Christine Painter (Julie Walters) is a waitress in London who makes money by subletting bedsits - mainly to prostitutes. Today she's run off her feet in the cafe, but nevertheless finds time to break off from her busy schedule to chase one of her tenants, Rose (Victoria Hardcastle), down the street because she owes her money. And in turn, Christine owes her landlord money, and with paying her son's private school fees she is strapped for cash. After catching up with Rose and wrestling her to the floor, they reach an arrangement: Christine will be Rose's madam, and seeing as how Christine has just performed a personal service on her landlord in to pay for another week's rent, it won't be long before she is joining the oldest profession...
Little recalled now, the story of Cynthia Payne was a cause celebre of the eighties in Britain, where she was tut-tutted for keeping a brothel but excited prurient interests in regard to what exactly she had got up to there. This film is at pains (hah!) to make clear that this is only inspired by her life and not a straight autobiography, and definitely not based on any real people who might have been paying for her to attend to them. Except that a small caption on the end credits cites Payne as a consultant, so we can surmise that although the names have been changed, writer David Leland may well be sticking closely to the facts. Certainly the spirit is there.
Another Leland-scripted film, Wish You Were Here, had covered Payne's early years, and this time around director Terry Jones emphasised the prosaic over the fantasy life, although Christine's own fantasies are represented by a Mills and Boon style dream sequence or two, suggesting she wants emotional involvement she will never attain because she's hanging around with middle-aged sex weirdos. The film starts out seedy and then adds humour to the mix, as Christine is shown to have a healthy sense of the ridiculous along with a long suffering acceptance of men's private needs. With her friends Shirley (Shirley Stelfox) and "maid" Dolly (Danny Schiller) she builds up a lucrative line in catering for special interests.

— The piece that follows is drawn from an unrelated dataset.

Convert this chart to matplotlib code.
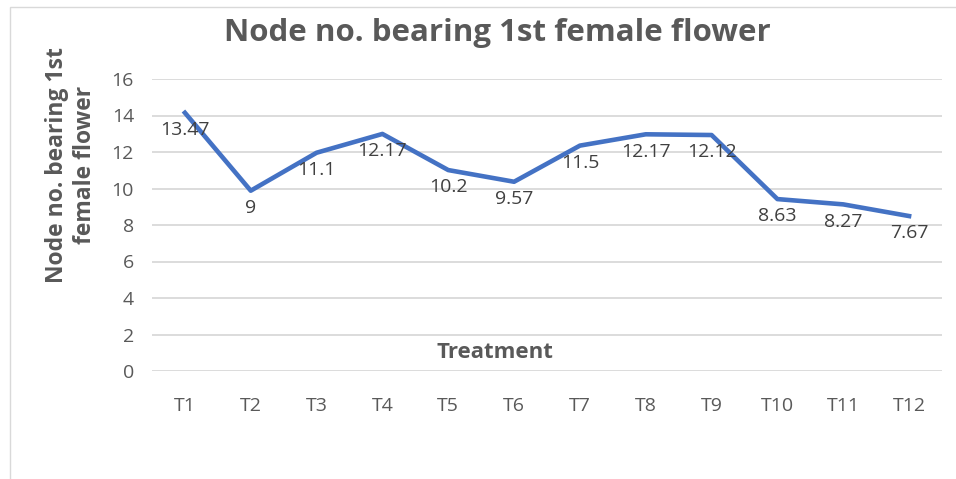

These interests are presented as quaint for the most part, a source of comedy with various transvestism, S&M and bondage quirks providing the laughs. For all the shock value Christine might as well be running a dry cleaning business, but Leland makes sure we know that such a lifestyle takes its toll, as when she turns up at her sister's wedding to a policeman. She may be brassy, but she would like the acceptance of her father who feels the shame for her chosen line of work that Christine does not, or at least wouldn't admit to. By the end, she has moved to entertaining the higher echelons of society in suburbia, a step upmarket, but it doesn't stop her being raided by the police eventually. Jones and his cast do raise chuckles from the absurdity on display, but there's a weariness about the frame of mind they approach their subject with, agreeing with Shirley's opinion that men may want sex, but they don't really enjoy it. So what's left for Britain to do but to laugh at it? Music by John Du Prez.